= Francesco Sleter =

Italian painter

Francesco Sleter (1685 – 29 August 1775) was an Italian painter, active in England.

He was born in Venice. He is believed to have studied under Gregorio Lazzarini. He was in England by 1719 when he designed the stained glass windows for James Brydges, 1st Duke of Chandos in the chapel at Cannons, these are now in the church at Great Witley. Other work at Cannons involved painting the staircase ceiling with the Triumph of Victory, the anteroom ceiling with an allegory of Eternity and Fame and the Best Bedchamber with an allegory of Love and Marriage. At Grimsthorpe Castle for Peregrine Bertie, 2nd Duke of Ancaster and Kesteven in the mid-1720s he is attributed with painting the dining room ceiling with Liberal Arts and the staircase ceiling with Triumph of Cybele.
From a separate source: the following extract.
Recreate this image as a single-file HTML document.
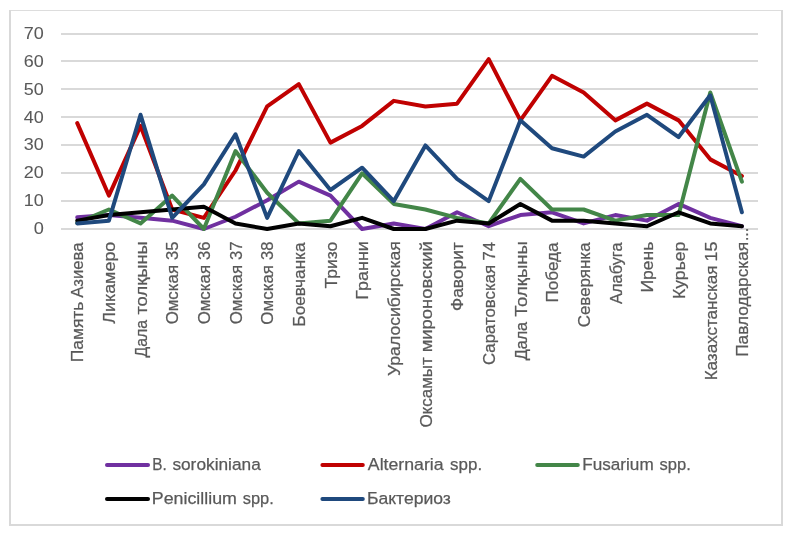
<!DOCTYPE html><html><head><meta charset="utf-8"><title>chart</title><style>html,body{margin:0;padding:0;background:#fff}svg{display:block;will-change:transform;opacity:0.999}text{font-family:"Liberation Sans",sans-serif;fill:#595959;stroke:#595959;stroke-width:0.25px;stroke-linejoin:round}text.y{stroke-width:0.05px}</style></head><body>
<svg width="792" height="537" viewBox="0 0 792 537">
<rect x="0" y="0" width="792" height="537" fill="#fff"/>
<g shape-rendering="crispEdges" fill="#D9D9D9"><rect x="9" y="10" width="774" height="1" fill="#DDDDDD"/><rect x="9" y="10" width="2" height="516"/><rect x="781" y="10" width="2" height="516"/><rect x="9" y="524" width="774" height="2"/>
<rect x="61" y="33" width="697" height="2"/>
<rect x="61" y="60" width="697" height="2"/>
<rect x="61" y="88" width="697" height="2"/>
<rect x="61" y="116" width="697" height="2"/>
<rect x="61" y="144" width="697" height="2"/>
<rect x="61" y="172" width="697" height="2"/>
<rect x="61" y="200" width="697" height="2"/>
<rect x="61" y="228" width="697" height="2"/>
</g>
<text class="y" id="y0" x="43.80" y="234.10" font-size="17.00" text-anchor="end" textLength="10.10" lengthAdjust="spacingAndGlyphs">0</text>
<text class="y" id="y1" x="43.80" y="206.10" font-size="17.00" text-anchor="end" textLength="20.00" lengthAdjust="spacingAndGlyphs">10</text>
<text class="y" id="y2" x="43.80" y="178.10" font-size="17.00" text-anchor="end" textLength="20.00" lengthAdjust="spacingAndGlyphs">20</text>
<text class="y" id="y3" x="43.80" y="150.00" font-size="17.00" text-anchor="end" textLength="20.00" lengthAdjust="spacingAndGlyphs">30</text>
<text class="y" id="y4" x="43.80" y="122.90" font-size="17.00" text-anchor="end" textLength="20.00" lengthAdjust="spacingAndGlyphs">40</text>
<text class="y" id="y5" x="43.80" y="94.80" font-size="17.00" text-anchor="end" textLength="20.00" lengthAdjust="spacingAndGlyphs">50</text>
<text class="y" id="y6" x="43.80" y="67.00" font-size="17.00" text-anchor="end" textLength="20.00" lengthAdjust="spacingAndGlyphs">60</text>
<text class="y" id="y7" x="43.80" y="38.80" font-size="17.00" text-anchor="end" textLength="20.00" lengthAdjust="spacingAndGlyphs">70</text>
<polyline points="77.25,217.30 108.90,215.07 140.55,217.86 172.20,220.64 203.85,229.00 235.50,216.74 267.15,200.31 298.80,181.64 330.45,195.57 362.10,229.00 393.75,223.43 425.40,229.00 457.05,212.29 488.70,226.21 520.35,215.07 552.00,212.29 583.65,223.43 615.30,215.07 646.95,220.64 678.60,203.93 710.25,217.86 741.90,226.21" fill="none" stroke="#7030A0" stroke-width="4.00" stroke-linecap="round" stroke-linejoin="round"/>
<polyline points="77.25,123.14 108.90,195.57 140.55,125.93 172.20,209.50 203.85,217.86 235.50,170.50 267.15,106.43 298.80,84.14 330.45,142.64 362.10,125.93 393.75,100.86 425.40,106.43 457.05,103.64 488.70,59.07 520.35,120.36 552.00,75.79 583.65,92.50 615.30,120.36 646.95,103.64 678.60,120.36 710.25,159.36 741.90,176.07" fill="none" stroke="#C00000" stroke-width="4.00" stroke-linecap="round" stroke-linejoin="round"/>
<polyline points="77.25,222.87 108.90,209.50 140.55,223.43 172.20,195.57 203.85,229.00 235.50,151.00 267.15,192.79 298.80,223.43 330.45,220.64 362.10,173.29 393.75,203.93 425.40,209.50 457.05,217.86 488.70,223.43 520.35,178.86 552.00,209.50 583.65,209.50 615.30,220.64 646.95,215.07 678.60,215.07 710.25,92.50 741.90,181.64" fill="none" stroke="#438648" stroke-width="4.00" stroke-linecap="round" stroke-linejoin="round"/>
<polyline points="77.25,220.64 108.90,215.07 140.55,212.29 172.20,209.50 203.85,206.71 235.50,223.43 267.15,229.00 298.80,223.43 330.45,226.21 362.10,217.86 393.75,229.00 425.40,229.00 457.05,220.64 488.70,223.43 520.35,203.93 552.00,220.64 583.65,220.64 615.30,223.43 646.95,226.21 678.60,212.29 710.25,223.43 741.90,226.21" fill="none" stroke="#000000" stroke-width="4.00" stroke-linecap="round" stroke-linejoin="round"/>
<polyline points="77.25,223.43 108.90,220.64 140.55,114.79 172.20,217.86 203.85,184.43 235.50,134.29 267.15,217.86 298.80,151.00 330.45,190.00 362.10,167.71 393.75,201.14 425.40,145.43 457.05,178.86 488.70,201.14 520.35,120.36 552.00,148.21 583.65,156.57 615.30,131.50 646.95,114.79 678.60,137.07 710.25,95.29 741.90,212.29" fill="none" stroke="#1F497D" stroke-width="4.00" stroke-linecap="round" stroke-linejoin="round"/>
<text id="c0_0" transform="translate(83.14,301.54) rotate(-90)" font-size="17.40" text-anchor="end" textLength="60.81" lengthAdjust="spacingAndGlyphs">Память</text>
<text id="c0_1" transform="translate(83.14,242.43) rotate(-90)" font-size="17.40" text-anchor="end" textLength="55.39" lengthAdjust="spacingAndGlyphs">Азиева</text>
<text id="c1_0" transform="translate(114.82,241.67) rotate(-90)" font-size="17.40" text-anchor="end" textLength="82.20" lengthAdjust="spacingAndGlyphs">Ликамеро</text>
<text id="c2_0" transform="translate(146.50,319.85) rotate(-90)" font-size="17.40" text-anchor="end" textLength="37.75" lengthAdjust="spacingAndGlyphs">Дала</text>
<text id="c2_1" transform="translate(146.50,241.17) rotate(-90)" font-size="17.40" text-anchor="end" textLength="73.45" lengthAdjust="spacingAndGlyphs">толқыны</text>
<text id="c3_0" transform="translate(178.19,264.98) rotate(-90)" font-size="17.40" text-anchor="end" textLength="59.34" lengthAdjust="spacingAndGlyphs">Омская</text>
<text id="c3_1" transform="translate(178.19,241.68) rotate(-90)" font-size="17.40" text-anchor="end" textLength="18.38" lengthAdjust="spacingAndGlyphs">35</text>
<text id="c4_0" transform="translate(209.87,264.98) rotate(-90)" font-size="17.40" text-anchor="end" textLength="59.34" lengthAdjust="spacingAndGlyphs">Омская</text>
<text id="c4_1" transform="translate(209.87,241.67) rotate(-90)" font-size="17.40" text-anchor="end" textLength="18.38" lengthAdjust="spacingAndGlyphs">36</text>
<text id="c5_0" transform="translate(241.55,264.98) rotate(-90)" font-size="17.40" text-anchor="end" textLength="59.34" lengthAdjust="spacingAndGlyphs">Омская</text>
<text id="c5_1" transform="translate(241.55,241.56) rotate(-90)" font-size="17.40" text-anchor="end" textLength="18.51" lengthAdjust="spacingAndGlyphs">37</text>
<text id="c6_0" transform="translate(273.23,264.98) rotate(-90)" font-size="17.40" text-anchor="end" textLength="59.68" lengthAdjust="spacingAndGlyphs">Омская</text>
<text id="c6_1" transform="translate(273.23,241.67) rotate(-90)" font-size="17.40" text-anchor="end" textLength="18.38" lengthAdjust="spacingAndGlyphs">38</text>
<text id="c7_0" transform="translate(304.91,242.43) rotate(-90)" font-size="17.40" text-anchor="end" textLength="84.21" lengthAdjust="spacingAndGlyphs">Боевчанка</text>
<text id="c8_0" transform="translate(336.60,241.67) rotate(-90)" font-size="17.40" text-anchor="end" textLength="46.79" lengthAdjust="spacingAndGlyphs">Тризо</text>
<text id="c9_0" transform="translate(368.28,241.18) rotate(-90)" font-size="17.40" text-anchor="end" textLength="58.46" lengthAdjust="spacingAndGlyphs">Гранни</text>
<text id="c10_0" transform="translate(399.96,241.18) rotate(-90)" font-size="17.40" text-anchor="end" textLength="134.92" lengthAdjust="spacingAndGlyphs">Уралосибирская</text>
<text id="c11_0" transform="translate(431.64,357.17) rotate(-90)" font-size="17.40" text-anchor="end" textLength="70.44" lengthAdjust="spacingAndGlyphs">Оксамыт</text>
<text id="c11_1" transform="translate(431.64,241.17) rotate(-90)" font-size="17.40" text-anchor="end" textLength="111.16" lengthAdjust="spacingAndGlyphs">мироновский</text>
<text id="c12_0" transform="translate(463.32,242.18) rotate(-90)" font-size="17.40" text-anchor="end" textLength="68.88" lengthAdjust="spacingAndGlyphs">Фаворит</text>
<text id="c13_0" transform="translate(495.00,264.91) rotate(-90)" font-size="17.40" text-anchor="end" textLength="100.06" lengthAdjust="spacingAndGlyphs">Саратовская</text>
<text id="c13_1" transform="translate(495.00,241.95) rotate(-90)" font-size="17.40" text-anchor="end" textLength="18.68" lengthAdjust="spacingAndGlyphs">74</text>
<text id="c14_0" transform="translate(526.69,321.85) rotate(-90)" font-size="17.40" text-anchor="end" textLength="38.53" lengthAdjust="spacingAndGlyphs">Дала</text>
<text id="c14_1" transform="translate(526.69,241.17) rotate(-90)" font-size="17.40" text-anchor="end" textLength="75.68" lengthAdjust="spacingAndGlyphs">Толқыны</text>
<text id="c15_0" transform="translate(558.37,242.42) rotate(-90)" font-size="17.40" text-anchor="end" textLength="60.04" lengthAdjust="spacingAndGlyphs">Победа</text>
<text id="c16_0" transform="translate(590.05,242.42) rotate(-90)" font-size="17.40" text-anchor="end" textLength="84.94" lengthAdjust="spacingAndGlyphs">Северянка</text>
<text id="c17_0" transform="translate(621.73,242.43) rotate(-90)" font-size="17.40" text-anchor="end" textLength="61.53" lengthAdjust="spacingAndGlyphs">Алабуга</text>
<text id="c18_0" transform="translate(653.41,241.67) rotate(-90)" font-size="17.40" text-anchor="end" textLength="50.81" lengthAdjust="spacingAndGlyphs">Ирень</text>
<text id="c19_0" transform="translate(685.10,241.67) rotate(-90)" font-size="17.40" text-anchor="end" textLength="57.31" lengthAdjust="spacingAndGlyphs">Курьер</text>
<text id="c20_0" transform="translate(716.78,265.50) rotate(-90)" font-size="17.40" text-anchor="end" textLength="114.83" lengthAdjust="spacingAndGlyphs">Казахстанская</text>
<text id="c20_1" transform="translate(716.78,241.67) rotate(-90)" font-size="17.40" text-anchor="end" textLength="19.92" lengthAdjust="spacingAndGlyphs">15</text>
<text id="c21_0" transform="translate(748.46,241.78) rotate(-90)" font-size="17.40" text-anchor="end" textLength="115.07" lengthAdjust="spacingAndGlyphs">Павлодарская</text>
<text id="dots" transform="translate(748.46,241.00) rotate(-90)" font-size="17.40" text-anchor="start" textLength="13.10" lengthAdjust="spacingAndGlyphs">...</text>
<line x1="107.00" y1="465.00" x2="148.00" y2="465.00" stroke="#7030A0" stroke-width="4.00" stroke-linecap="round"/>
<line x1="322.40" y1="465.00" x2="362.80" y2="465.00" stroke="#C00000" stroke-width="4.00" stroke-linecap="round"/>
<line x1="537.20" y1="465.00" x2="577.80" y2="465.00" stroke="#438648" stroke-width="4.00" stroke-linecap="round"/>
<line x1="107.00" y1="499.00" x2="148.00" y2="499.00" stroke="#000000" stroke-width="4.00" stroke-linecap="round"/>
<line x1="322.40" y1="499.00" x2="362.80" y2="499.00" stroke="#1F497D" stroke-width="4.00" stroke-linecap="round"/>
<text id="w0a" x="152.24" y="470.30" font-size="17.40" textLength="14.48" lengthAdjust="spacingAndGlyphs">B.</text>
<text id="w0b" x="172.39" y="470.30" font-size="17.40" textLength="88.38" lengthAdjust="spacingAndGlyphs">sorokiniana</text>
<text id="w1a" x="367.89" y="470.30" font-size="17.40" textLength="75.72" lengthAdjust="spacingAndGlyphs">Alternaria</text>
<text id="w1b" x="450.10" y="470.30" font-size="17.40" textLength="32.02" lengthAdjust="spacingAndGlyphs">spp.</text>
<text id="w2a" x="582.28" y="470.30" font-size="17.40" textLength="71.40" lengthAdjust="spacingAndGlyphs">Fusarium</text>
<text id="w2b" x="659.56" y="470.30" font-size="17.40" textLength="31.27" lengthAdjust="spacingAndGlyphs">spp.</text>
<text id="w3a" x="151.82" y="504.30" font-size="17.40" textLength="85.04" lengthAdjust="spacingAndGlyphs">Penicillium</text>
<text id="w3b" x="242.76" y="504.30" font-size="17.40" textLength="31.03" lengthAdjust="spacingAndGlyphs">spp.</text>
<text id="w4a" x="366.91" y="504.30" font-size="17.40" textLength="83.96" lengthAdjust="spacingAndGlyphs">Бактериоз</text>
</svg></body></html>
At Mereworth Castle for John Fane, 7th Earl of Westmorland he painted the gallery ceiling with Rococo ornament and various mythological subjects and also the East Bedroom ceiling with panels of playing cupids. At Moor Park he worked with Sir James Thornhill and painted the four inset paintings in the gallery of the hall of Sileno and Amazzone, Baccanale and Zingara, Flora and Ercole and Iside and Apollo he also contributed to the mural paintings in the saloon and staircase hall. At the now demolished Moulsham Hall he painted the dining room. At Stowe House he worked with the architect William Kent for Viscount Cobham and was active in both the house and several of the temples in the gardens during the 1730s & 1740s, including the ceiling and the now destroyed murals of the Grand Staircase the ceiling of the State Dining Room, the Temple of Venus, The Temple of Friendship, the Imperial Closet and The Queen's Temple none of the work in the garden survives apart from The Chinese House. He was also responsible for the mural paintings at St. Lawrence church, Whitchurch, London, for the 1st Duke of Chandos, the ceiling was painted by Louis Laguerre. He retired to Mereworth where there is a memorial tablet to him in the church.